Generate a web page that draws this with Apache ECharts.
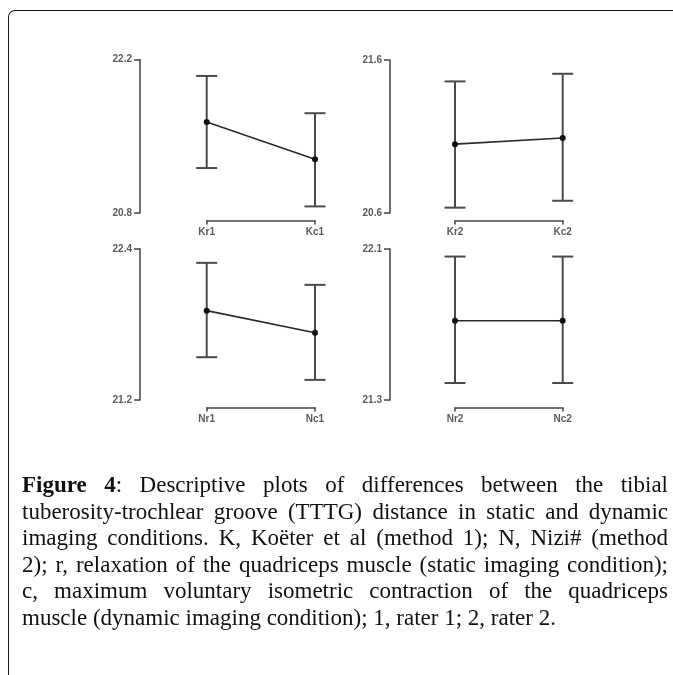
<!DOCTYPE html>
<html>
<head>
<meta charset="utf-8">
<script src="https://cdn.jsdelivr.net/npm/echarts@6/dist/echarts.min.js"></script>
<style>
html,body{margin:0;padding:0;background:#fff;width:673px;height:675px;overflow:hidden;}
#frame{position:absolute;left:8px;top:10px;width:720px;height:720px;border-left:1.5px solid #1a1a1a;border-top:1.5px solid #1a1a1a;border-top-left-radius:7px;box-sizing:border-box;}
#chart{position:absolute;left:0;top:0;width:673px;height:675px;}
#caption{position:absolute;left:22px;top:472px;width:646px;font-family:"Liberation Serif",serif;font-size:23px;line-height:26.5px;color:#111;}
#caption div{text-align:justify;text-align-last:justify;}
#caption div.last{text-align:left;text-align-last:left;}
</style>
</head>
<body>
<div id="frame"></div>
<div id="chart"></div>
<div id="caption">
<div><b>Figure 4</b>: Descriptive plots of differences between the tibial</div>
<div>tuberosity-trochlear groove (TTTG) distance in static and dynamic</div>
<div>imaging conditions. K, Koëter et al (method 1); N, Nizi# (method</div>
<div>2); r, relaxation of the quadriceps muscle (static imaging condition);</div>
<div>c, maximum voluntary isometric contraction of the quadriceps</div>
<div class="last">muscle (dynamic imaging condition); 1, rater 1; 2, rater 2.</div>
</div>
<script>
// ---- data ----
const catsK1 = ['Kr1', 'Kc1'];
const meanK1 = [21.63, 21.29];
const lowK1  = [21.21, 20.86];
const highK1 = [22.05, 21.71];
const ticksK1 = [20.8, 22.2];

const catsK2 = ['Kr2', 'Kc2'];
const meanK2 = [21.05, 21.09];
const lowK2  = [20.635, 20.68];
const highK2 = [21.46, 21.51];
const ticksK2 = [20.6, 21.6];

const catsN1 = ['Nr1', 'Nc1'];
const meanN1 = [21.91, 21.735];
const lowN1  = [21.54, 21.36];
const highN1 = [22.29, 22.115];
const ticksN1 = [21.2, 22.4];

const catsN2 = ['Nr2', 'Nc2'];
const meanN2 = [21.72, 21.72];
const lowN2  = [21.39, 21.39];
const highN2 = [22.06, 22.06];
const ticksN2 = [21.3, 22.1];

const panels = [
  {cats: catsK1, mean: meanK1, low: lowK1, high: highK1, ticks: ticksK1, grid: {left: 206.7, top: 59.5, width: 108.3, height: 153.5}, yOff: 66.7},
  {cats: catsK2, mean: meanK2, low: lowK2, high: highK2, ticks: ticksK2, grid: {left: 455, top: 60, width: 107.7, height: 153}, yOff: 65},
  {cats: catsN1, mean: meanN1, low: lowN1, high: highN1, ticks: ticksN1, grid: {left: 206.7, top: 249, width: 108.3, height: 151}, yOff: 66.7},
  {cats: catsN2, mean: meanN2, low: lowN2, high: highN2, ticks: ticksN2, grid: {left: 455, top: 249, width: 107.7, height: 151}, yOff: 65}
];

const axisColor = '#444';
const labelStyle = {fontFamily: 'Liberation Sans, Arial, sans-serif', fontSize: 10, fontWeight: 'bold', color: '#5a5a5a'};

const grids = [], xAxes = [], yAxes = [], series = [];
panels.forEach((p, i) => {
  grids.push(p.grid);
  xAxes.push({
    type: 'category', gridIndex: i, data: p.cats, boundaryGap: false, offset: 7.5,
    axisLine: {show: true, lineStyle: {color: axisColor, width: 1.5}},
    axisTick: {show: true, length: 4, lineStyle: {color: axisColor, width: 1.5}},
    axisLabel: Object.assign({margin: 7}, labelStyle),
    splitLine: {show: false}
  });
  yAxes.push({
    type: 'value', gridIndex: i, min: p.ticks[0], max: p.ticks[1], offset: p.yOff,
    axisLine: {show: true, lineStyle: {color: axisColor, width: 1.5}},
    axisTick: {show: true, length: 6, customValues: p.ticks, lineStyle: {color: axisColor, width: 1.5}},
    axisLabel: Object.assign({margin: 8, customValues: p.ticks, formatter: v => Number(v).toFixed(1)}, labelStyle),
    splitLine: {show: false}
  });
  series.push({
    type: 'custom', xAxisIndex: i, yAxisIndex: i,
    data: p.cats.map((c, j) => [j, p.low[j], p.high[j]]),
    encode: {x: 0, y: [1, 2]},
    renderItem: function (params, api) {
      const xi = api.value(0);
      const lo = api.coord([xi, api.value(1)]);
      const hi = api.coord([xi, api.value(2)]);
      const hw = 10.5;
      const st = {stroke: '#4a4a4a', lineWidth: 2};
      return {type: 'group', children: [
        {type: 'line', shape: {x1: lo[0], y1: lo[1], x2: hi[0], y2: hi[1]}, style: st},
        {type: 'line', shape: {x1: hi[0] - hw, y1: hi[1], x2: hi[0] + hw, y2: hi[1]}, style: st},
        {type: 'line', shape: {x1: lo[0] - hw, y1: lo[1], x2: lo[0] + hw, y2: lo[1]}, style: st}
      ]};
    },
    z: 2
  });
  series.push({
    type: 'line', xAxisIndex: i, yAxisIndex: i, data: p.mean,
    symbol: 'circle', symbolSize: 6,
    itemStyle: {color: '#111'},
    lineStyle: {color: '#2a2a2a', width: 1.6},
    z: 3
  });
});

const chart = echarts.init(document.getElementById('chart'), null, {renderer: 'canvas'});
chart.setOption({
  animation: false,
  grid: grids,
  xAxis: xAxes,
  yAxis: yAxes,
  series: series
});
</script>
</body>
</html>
--------------------
▸ **WRITTEN PROBLEM**: All the lines above are to be given again exactly as they read, with the pictures removed.

▸ **RESULT OF THE TASK**:
Generate a web page that draws this with Apache ECharts.
<!DOCTYPE html>
<html>
<head>
<meta charset="utf-8">
<script src="https://cdn.jsdelivr.net/npm/echarts@6/dist/echarts.min.js"></script>
<style>
html,body{margin:0;padding:0;background:#fff;width:673px;height:675px;overflow:hidden;}
#frame{position:absolute;left:8px;top:10px;width:720px;height:720px;border-left:1.5px solid #1a1a1a;border-top:1.5px solid #1a1a1a;border-top-left-radius:7px;box-sizing:border-box;}
#chart{position:absolute;left:0;top:0;width:673px;height:675px;}
#caption{position:absolute;left:22px;top:472px;width:646px;font-family:"Liberation Serif",serif;font-size:23px;line-height:26.5px;color:#111;}
#caption div{text-align:justify;text-align-last:justify;}
#caption div.last{text-align:left;text-align-last:left;}
</style>
</head>
<body>
<div id="frame"></div>
<div id="chart"></div>
<div id="caption">
<div><b>Figure 4</b>: Descriptive plots of differences between the tibial</div>
<div>tuberosity-trochlear groove (TTTG) distance in static and dynamic</div>
<div>imaging conditions. K, Koëter et al (method 1); N, Nizi# (method</div>
<div>2); r, relaxation of the quadriceps muscle (static imaging condition);</div>
<div>c, maximum voluntary isometric contraction of the quadriceps</div>
<div class="last">muscle (dynamic imaging condition); 1, rater 1; 2, rater 2.</div>
</div>
<script>
// ---- data ----
const catsK1 = ['Kr1', 'Kc1'];
const meanK1 = [21.63, 21.29];
const lowK1  = [21.21, 20.86];
const highK1 = [22.05, 21.71];
const ticksK1 = [20.8, 22.2];

const catsK2 = ['Kr2', 'Kc2'];
const meanK2 = [21.05, 21.09];
const lowK2  = [20.635, 20.68];
const highK2 = [21.46, 21.51];
const ticksK2 = [20.6, 21.6];

const catsN1 = ['Nr1', 'Nc1'];
const meanN1 = [21.91, 21.735];
const lowN1  = [21.54, 21.36];
const highN1 = [22.29, 22.115];
const ticksN1 = [21.2, 22.4];

const catsN2 = ['Nr2', 'Nc2'];
const meanN2 = [21.72, 21.72];
const lowN2  = [21.39, 21.39];
const highN2 = [22.06, 22.06];
const ticksN2 = [21.3, 22.1];

const panels = [
  {cats: catsK1, mean: meanK1, low: lowK1, high: highK1, ticks: ticksK1, grid: {left: 206.7, top: 59.5, width: 108.3, height: 153.5}, yOff: 66.7},
  {cats: catsK2, mean: meanK2, low: lowK2, high: highK2, ticks: ticksK2, grid: {left: 455, top: 60, width: 107.7, height: 153}, yOff: 65},
  {cats: catsN1, mean: meanN1, low: lowN1, high: highN1, ticks: ticksN1, grid: {left: 206.7, top: 249, width: 108.3, height: 151}, yOff: 66.7},
  {cats: catsN2, mean: meanN2, low: lowN2, high: highN2, ticks: ticksN2, grid: {left: 455, top: 249, width: 107.7, height: 151}, yOff: 65}
];

const axisColor = '#444';
const labelStyle = {fontFamily: 'Liberation Sans, Arial, sans-serif', fontSize: 10, fontWeight: 'bold', color: '#5a5a5a'};

const grids = [], xAxes = [], yAxes = [], series = [];
panels.forEach((p, i) => {
  grids.push(p.grid);
  xAxes.push({
    type: 'category', gridIndex: i, data: p.cats, boundaryGap: false, offset: 7.5,
    axisLine: {show: true, lineStyle: {color: axisColor, width: 1.5}},
    axisTick: {show: true, length: 4, lineStyle: {color: axisColor, width: 1.5}},
    axisLabel: Object.assign({margin: 7}, labelStyle),
    splitLine: {show: false}
  });
  yAxes.push({
    type: 'value', gridIndex: i, min: p.ticks[0], max: p.ticks[1], offset: p.yOff,
    axisLine: {show: true, lineStyle: {color: axisColor, width: 1.5}},
    axisTick: {show: true, length: 6, customValues: p.ticks, lineStyle: {color: axisColor, width: 1.5}},
    axisLabel: Object.assign({margin: 8, customValues: p.ticks, formatter: v => Number(v).toFixed(1)}, labelStyle),
    splitLine: {show: false}
  });
  series.push({
    type: 'custom', xAxisIndex: i, yAxisIndex: i,
    data: p.cats.map((c, j) => [j, p.low[j], p.high[j]]),
    encode: {x: 0, y: [1, 2]},
    renderItem: function (params, api) {
      const xi = api.value(0);
      const lo = api.coord([xi, api.value(1)]);
      const hi = api.coord([xi, api.value(2)]);
      const hw = 10.5;
      const st = {stroke: '#4a4a4a', lineWidth: 2};
      return {type: 'group', children: [
        {type: 'line', shape: {x1: lo[0], y1: lo[1], x2: hi[0], y2: hi[1]}, style: st},
        {type: 'line', shape: {x1: hi[0] - hw, y1: hi[1], x2: hi[0] + hw, y2: hi[1]}, style: st},
        {type: 'line', shape: {x1: lo[0] - hw, y1: lo[1], x2: lo[0] + hw, y2: lo[1]}, style: st}
      ]};
    },
    z: 2
  });
  series.push({
    type: 'line', xAxisIndex: i, yAxisIndex: i, data: p.mean,
    symbol: 'circle', symbolSize: 6,
    itemStyle: {color: '#111'},
    lineStyle: {color: '#2a2a2a', width: 1.6},
    z: 3
  });
});

const chart = echarts.init(document.getElementById('chart'), null, {renderer: 'canvas'});
chart.setOption({
  animation: false,
  grid: grids,
  xAxis: xAxes,
  yAxis: yAxes,
  series: series
});
</script>
</body>
</html>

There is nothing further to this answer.